Guinn didn't advance past the semi-finals, but the New York City Opera noticed his talent, and his manager got him an audition with the company two weeks later. He made his official stage debut with the New York City Opera this past March as Samuel in The Pirates of Penzance and sang the role of Baron Douphol in La Traviata in April. He will sing another role next year.

Guinn's goal is to have a full-time singing career, and, once his career is established, to put down roots, maybe in Columbia.

“I fell in love with this city when I went to school,” said Guinn who was a student of long-time music professor Donald Gray.

Being in Columbia also would give Guinn the opportunity to give back to Carolina. “I want to help the University in any way I can because I got so much while I was there,” he said. “Dorothy Payne was dean when I was a student, and she used to always say that the School of Music is the best kept secret on the East Coast, and I believe it is.”

Cynthia Hanna, '06 master's

As one of six singers in the Virginia Opera Spectrum Young Artists Program, mezzo-soprano Cynthia Hanna sang for more than 185,000 elementary, middle, and high school students and got a good education about the life of an opera singer.

Most days she was up at 6 a.m., performed in two children's shows before lunch, and spent the afternoons in master classes and coaching sessions. After dinner, she rehearsed, sometimes until 10 p.m.

“Now factor in all of the traveling we did—sometimes a seven-hour drive to a town on the other side of Virginia—and it's obvious that you have to love what you do to survive this business,” said Hanna, who graduated from Carolina in 2006 with a master's degree in opera theatre.

Hanna's career got a boost this summer when she participated in the Merola Opera Program in San Francisco.
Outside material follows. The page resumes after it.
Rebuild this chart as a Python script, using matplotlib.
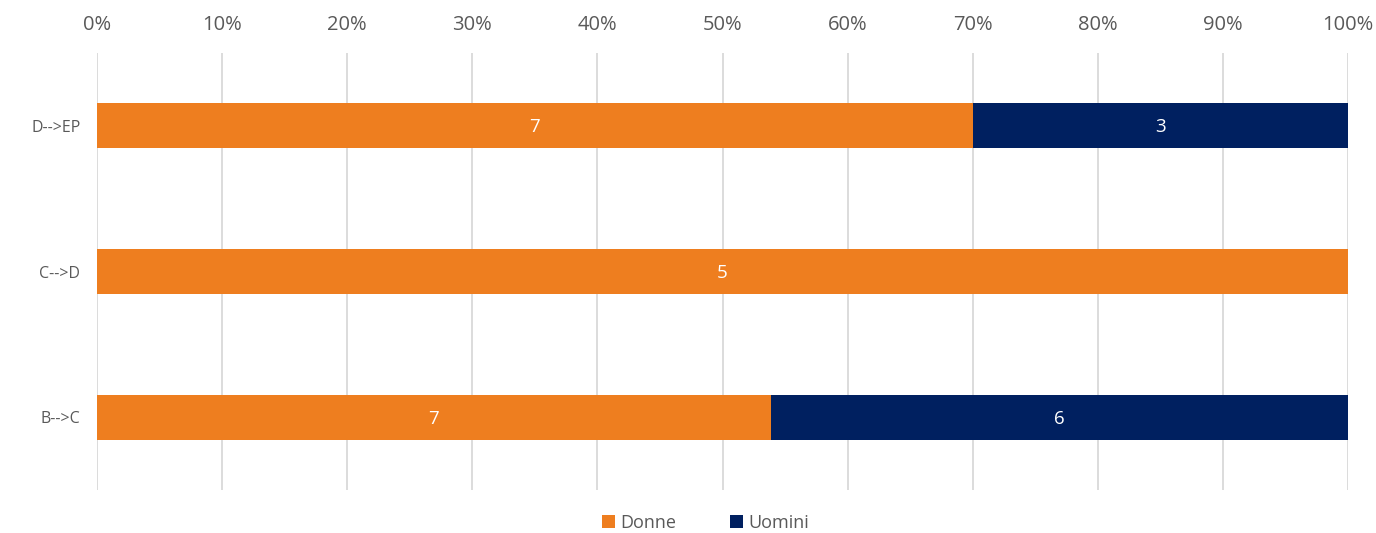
import matplotlib
matplotlib.use("Agg")
import matplotlib.pyplot as plt
from matplotlib.ticker import PercentFormatter
from matplotlib.patches import Patch

plt.rcParams['font.family'] = ['Open Sans', 'DejaVu Sans']

categories = ["B-->C", "C-->D", "D-->EP"]
donne = [7, 5, 7]
uomini = [6, 0, 3]
series_names = ["Donne", "Uomini"]
colors = ["#EE7E1F", "#002060"]
text_color = "#595959"
grid_color = "#D9D9D9"

totals = [d + u for d, u in zip(donne, uomini)]
donne_pct = [d / t * 100 for d, t in zip(donne, totals)]
uomini_pct = [u / t * 100 for u, t in zip(uomini, totals)]

fig = plt.figure(figsize=(13.76, 5.33), dpi=100)
ax = fig.add_axes([97 / 1376, 1 - 490 / 533, (1348 - 97) / 1376, (490 - 53) / 533])

y = range(len(categories))
bar_h = 0.31
b1 = ax.barh(y, donne_pct, height=bar_h, color=colors[0], zorder=3)
b2 = ax.barh(y, uomini_pct, left=donne_pct, height=bar_h, color=colors[1], zorder=3)

for rects, vals in ((b1, donne), (b2, uomini)):
    for r, v in zip(rects, vals):
        if v == 0:
            continue
        ax.text(r.get_x() + r.get_width() / 2, r.get_y() + r.get_height() / 2 - 0.01, str(v),
                ha="center", va="center", color="white", fontsize=13.5, zorder=4)

ax.set_xlim(0, 100)
ax.set_ylim(-0.5, 2.5)
ax.set_yticks(list(y))
ax.set_yticklabels(categories, fontsize=11.5, color=text_color)
ax.set_xticks(range(0, 101, 10))
ax.xaxis.set_major_formatter(PercentFormatter(decimals=0))
ax.xaxis.tick_top()
ax.tick_params(axis="x", length=0, pad=13, labelsize=14.5, labelcolor=text_color)
ax.tick_params(axis="y", length=0, pad=12)
ax.grid(axis="x", color=grid_color, linewidth=1.3, zorder=0)
for s in ax.spines.values():
    s.set_visible(False)

handles = [Patch(facecolor=c, edgecolor="none") for c in colors]
fig.legend(handles, series_names, loc="center", bbox_to_anchor=(0.5127, 1 - 523 / 533),
           ncol=2, frameon=False, fontsize=13, labelcolor=text_color,
           handlelength=0.7, handleheight=0.7, handletextpad=0.3, columnspacing=3.0)

fig.savefig("out.png", dpi=100)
More than 800 performers auditioned, and Hanna was one of only 24 singers chosen for the 11-week training program.

Hanna commends her training at Carolina, especially her three mentors, Donald Gray, her master's voice teacher; Ellen Douglas Schlaefer, director of Opera at USC; and Lynn Kompass, an assistant professor of voice.

“I got a true ‘conservatory' training,” Hanna said. “I now have a solid vocal technique, musical insight, and the ability to adapt on stage—all of which were skills I was taught at Carolina.”